Are you looking for biographical information, publication information or some other specific fact related to literature?
Are you trying to trace the usage of a particular term?
What is the time period concerned?
Are there issues of censorship involved that could affect the availability of the information you need?
Is the work one that could be classified as folk literature or even children’s literature? Will these be included in specialized bibliographies? Will general literary bibliographies be a source for this subject?
Answering these questions before you begin will help you to decide on the most useful type of source to seek out in beginning your research. Once you have identified the type of source you need a subject guide or library catalog will be, by far the specific tool for necessary for your research.
The structure of the source my itself be helpful in your research. Many guides are organized around the types of sources available, with sections on personal bibliographies, biographical sources, encyclopedias, dictionaries, etc. Gaining a familiarity with the universe of sources that are relevant to your research can prevent serious omissions in your work. Subject headings in library catalogs frequently include subdivisions for “dictionary” or “bibliography,” for example, which can help you find the categories of resources you need.
Russian literature is well indexed, at least for those individuals, subject areas and genres who were not censored for religious or political reasons. This is an issue for both the imperial and Soviet periods. The underground literature has its own set of sources. As with most of areas research today, a thorough search will require the use of online and paper resources.
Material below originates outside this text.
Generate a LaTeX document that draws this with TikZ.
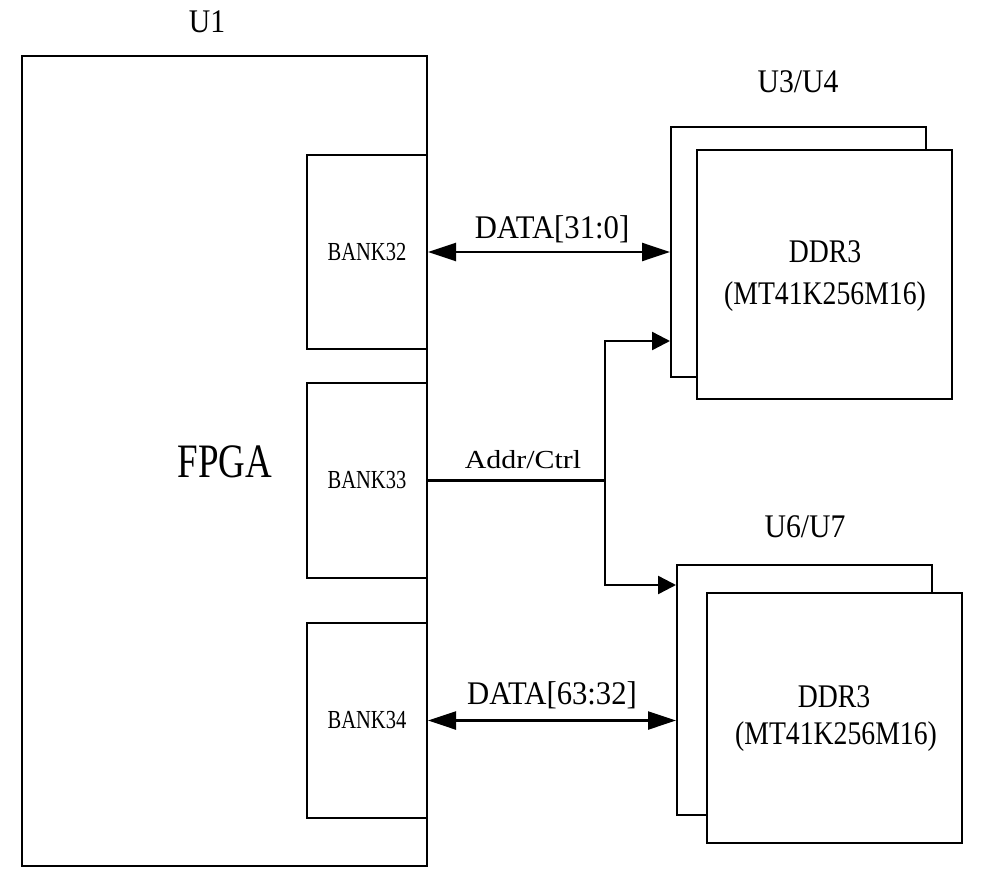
\documentclass[tikz,border=0pt]{standalone}
\usepackage{fontspec}
\usepackage{graphicx}
\setmainfont{Liberation Serif}
\newcommand{\hsc}[2]{\scalebox{#1}[1]{#2}}
\usetikzlibrary{arrows.meta}
\begin{document}
\begin{tikzpicture}[x=1pt,y=-1pt,
  box/.style={draw,line width=2pt,rectangle,inner sep=0pt,fill=white},
  lbl/.style={inner sep=0pt,font=\fontsize{33}{36}\selectfont},
  banklbl/.style={inner sep=0pt,font=\fontsize{26}{28}\selectfont},
  wire/.style={line width=2.4pt},
  dbl/.style={wire,{Triangle[length=28pt,width=18pt]}-{Triangle[length=28pt,width=18pt]}},
  arr/.style={wire,-{Triangle[length=18pt,width=18pt]}}]
\useasboundingbox (0,0) rectangle (1000,885);
% FPGA
\node[box,minimum width=405pt,minimum height=810pt] (fpga) at (224.5,461) {};
\node[inner sep=0pt,font=\fontsize{48}{52}\selectfont] (fpgat) at (225,462) {\hsc{0.77}{FPGA}};
\node[lbl] (u1) at (207,22) {\hsc{0.9}{U1}};
\node[box,minimum width=120pt,minimum height=194pt] (b32) at (367,252) {};
\node[box,minimum width=120pt,minimum height=195pt] (b33) at (367,480.5) {};
\node[box,minimum width=120pt,minimum height=195pt] (b34) at (367,720.5) {};
\node[banklbl] at (b32) {\hsc{0.79}{BANK32}};
\node[banklbl] at (b33) {\hsc{0.79}{BANK33}};
\node[banklbl] at (b34) {\hsc{0.79}{BANK34}};
% DDR upper
\node[box,minimum width=255pt,minimum height=250pt] (ua) at (798.5,252) {};
\node[box,minimum width=255pt,minimum height=249pt] (ub) at (824.5,274.5) {};
\node[lbl] (u34) at (798,82) {\hsc{0.9}{U3/U4}};
\node[lbl] (ddrA) at (825,252) {\hsc{0.84}{DDR3}};
\node[lbl] (mtA) at (825,297) {\hsc{0.84}{(MT41K256M16)}};
% DDR lower
\node[box,minimum width=255pt,minimum height=250pt] (la) at (804.5,690) {};
\node[box,minimum width=255pt,minimum height=250pt] (lb) at (834.5,718) {};
\node[lbl] (u67) at (805,527) {\hsc{0.9}{U6/U7}};
\node[lbl] (ddrB) at (834,697) {\hsc{0.84}{DDR3}};
\node[lbl] (mtB) at (836,737) {\hsc{0.84}{(MT41K256M16)}};
% connections
\draw[dbl] (b32.east) -- (ua.west);
\node[lbl] (dA) at (552,229) {\hsc{0.93}{DATA[31:0]}};
\draw[dbl] (b34.east) -- (la.west |- b34.east);
\node[lbl] (dB) at (552,695) {\hsc{0.93}{DATA[63:32]}};
\coordinate (sp) at (605,480.5);
\draw[wire] (b33.east) -- (sp);
\draw[arr] (sp) |- ([yshift=-89pt]ua.west);
\draw[arr] (sp) |- ([yshift=105pt]la.west);
\node[inner sep=0pt,font=\fontsize{26}{28}\selectfont] (ac) at (523,460) {\hsc{1.15}{Addr/Ctrl}};
\end{tikzpicture}
\end{document}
One advantage to gaining a familiarity with the paper guides is that the scholar will quickly become aware of the possible sources of information open to him/her. The online guides usually limit themselves to other online resources. While these can be very helpful they often lack the retrospective depth necessary for a serious study of a literary work. The paper sources, of course, are “closed” resources including references only to those titles available at the time of publication. However, the more recent publications often do include online resources as well as print materials.